Like most elements in the human narrative writ large, we were better off following the events as we got to know them than jump to conclusions on people left to make the hard decisions. The importance of information and debate cannot be overstated despite a distressing affinity with the Tower of Babel when confusion reaches fever pitch. But to their credit, state and civil society (or a section of it!) successfully rallied to pre-empt divine intervention and make sense of the script. Two decades later, Anna Hazare edged towards the sticking points in his own way; the government as such, notwithstanding internal dissensions, forged a dialogue that kept the Constitution intact while promising as much constructive change as possible, with the stated aspiration to adjust for the better, for which public intercession was presaged because people had to come to terms with an objective reality that was not necessarily the unqualified handiwork of the state, and on that assumption could not be entirely handled unassisted. (Both sides appear to be teetering again, and people would be hoping, perhaps imperceptibly facilitating, a return to the restraint with which the first phase was seen out. The equipment and outlooks of the two sides, particularly the rank-and-file, are so dissimilar that a measure of mutual jeering has to be lived with.)

THE issue of corruption was only a piece of the action. Babus’ breaking their ritual bureaucratic shackles to impress their principals was one thing, but the guardians themselves playing to the tune of their “partners in global progress” was another. Prices, of petrol and LPG, had to go up because absorbing the shock was necessary for higher overall growth. The modus operandi of land transactions had to be modernised but the soil had also to be made available for industria-lisation. Neither proposition was objectionable in essence, as long as spirasing costs did not bring the common man (upgraded by most public speakers to the middle class) to his knees. Industrialisation was necessary but not if the local sub-culture bundled illiterate (or even literate but disempowered) people out of their rights to legitimate compensation. The underdog found defenders, namely, political parties, sometimes proactive leaders, and/or the socially-conscious, who jumped into the fray to protect him. Their most noticeable success was prompting a re-think on the poverty line trivialised by the rupees-twentysix-thirtytwo-rural-urban bench-mark. The government had to play for time, sometimes mend its ways. The earlier opacity was disappearing here and there with queries out in the open: why was the government wary of corresponding reductions when crude prices fell? Was it trying to subsidise diesel? If protection for the landowner was genuine, why the inviting loopholes in the Bill? And could a patently exclusionary statistic translate into an official guideline?

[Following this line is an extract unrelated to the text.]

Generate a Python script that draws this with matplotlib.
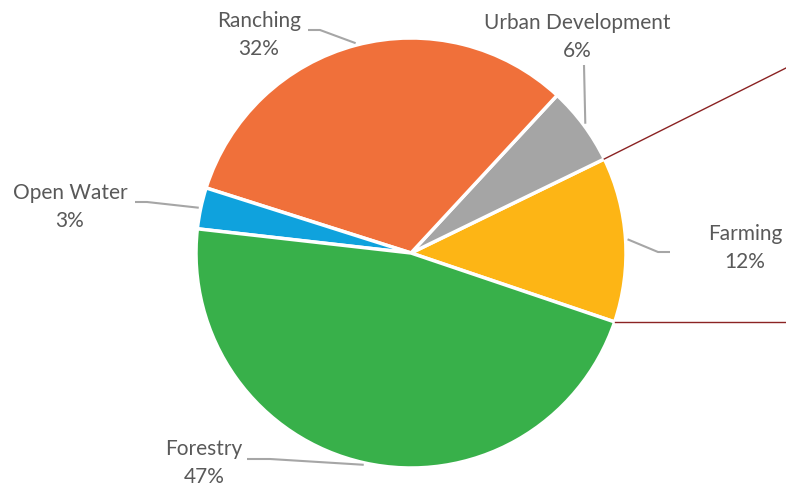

The middle classes, and certainly the well-heeled, can separate the wheat from the chaff: the technocrat or functionary under duress from the over-the-top pusher, liberalisation with a greater objective (for example, higher growth, among other reasons, to subsidise welfare) and organised loot, industrialisation, if necessary to keep pace with a competitive world, or merely as ancillaries for bigger principals. Corruption is not a one-point theme, nor are liberalisation and industrialisation his bugbears per se. The bourgeois is moving on to the substance and has large chunks of the global middle class for company as they increasingly question the government. One had only to listen to protestors in Washington charging the government with total denial of their condition. A little further down the road, the mass of ordinary persons, and not just specialised NGOs, will be asking why people in other parts of the world must suffer for the sins of commission committed on their soil. The good life generally is not percolating to all and sundry, many are facing scarcity of the means of subsistence, quite apart from the broader issue of greater global equivalence for future sustenance.

But latter-day maturity is often obviating the simplicity of arbitrary or combative divisions between ruler and ruled, or rich and poor: a prominent Congressman has restated his preference for holistic reform, making mincemeat of tampering with poverty-line figures, the world’s second richest individual has spoken out for the Democratic goal of taxing the rich. There could be wheels within wheels, for example, the Indian Government upholding the cause of Libyan and Syrian sovereignty against the grain of opinion that India is now plighted to the market and its associations (mental or otherwise) no matter what. Pages can be taken out of seemingly remote history in a world that is more literate and better informed than ever before, despite the paradox of rising inequality, hunger and want, and indigence amidst affluence. Just for the record, French naval armament workers, post-World War I, effectively rescinded the establishment’s decision to strike a country trying to find its feet. For that matter, the discerning Indian national churning of the thirties, indisputably inspired by the same European bottomline of equality and freedom, and the events surrounding them, brought us into alignment with the expectation that the freer flow of ideas would one day make global opinion less fragmented and more comprehensive in its judgment. At the time of writing the impending Supreme Court session on the 2G scam was being awaited with bated breath, but if the plain point of view is acquiring its ordained universality, the outcome will be seen as part of a wider process.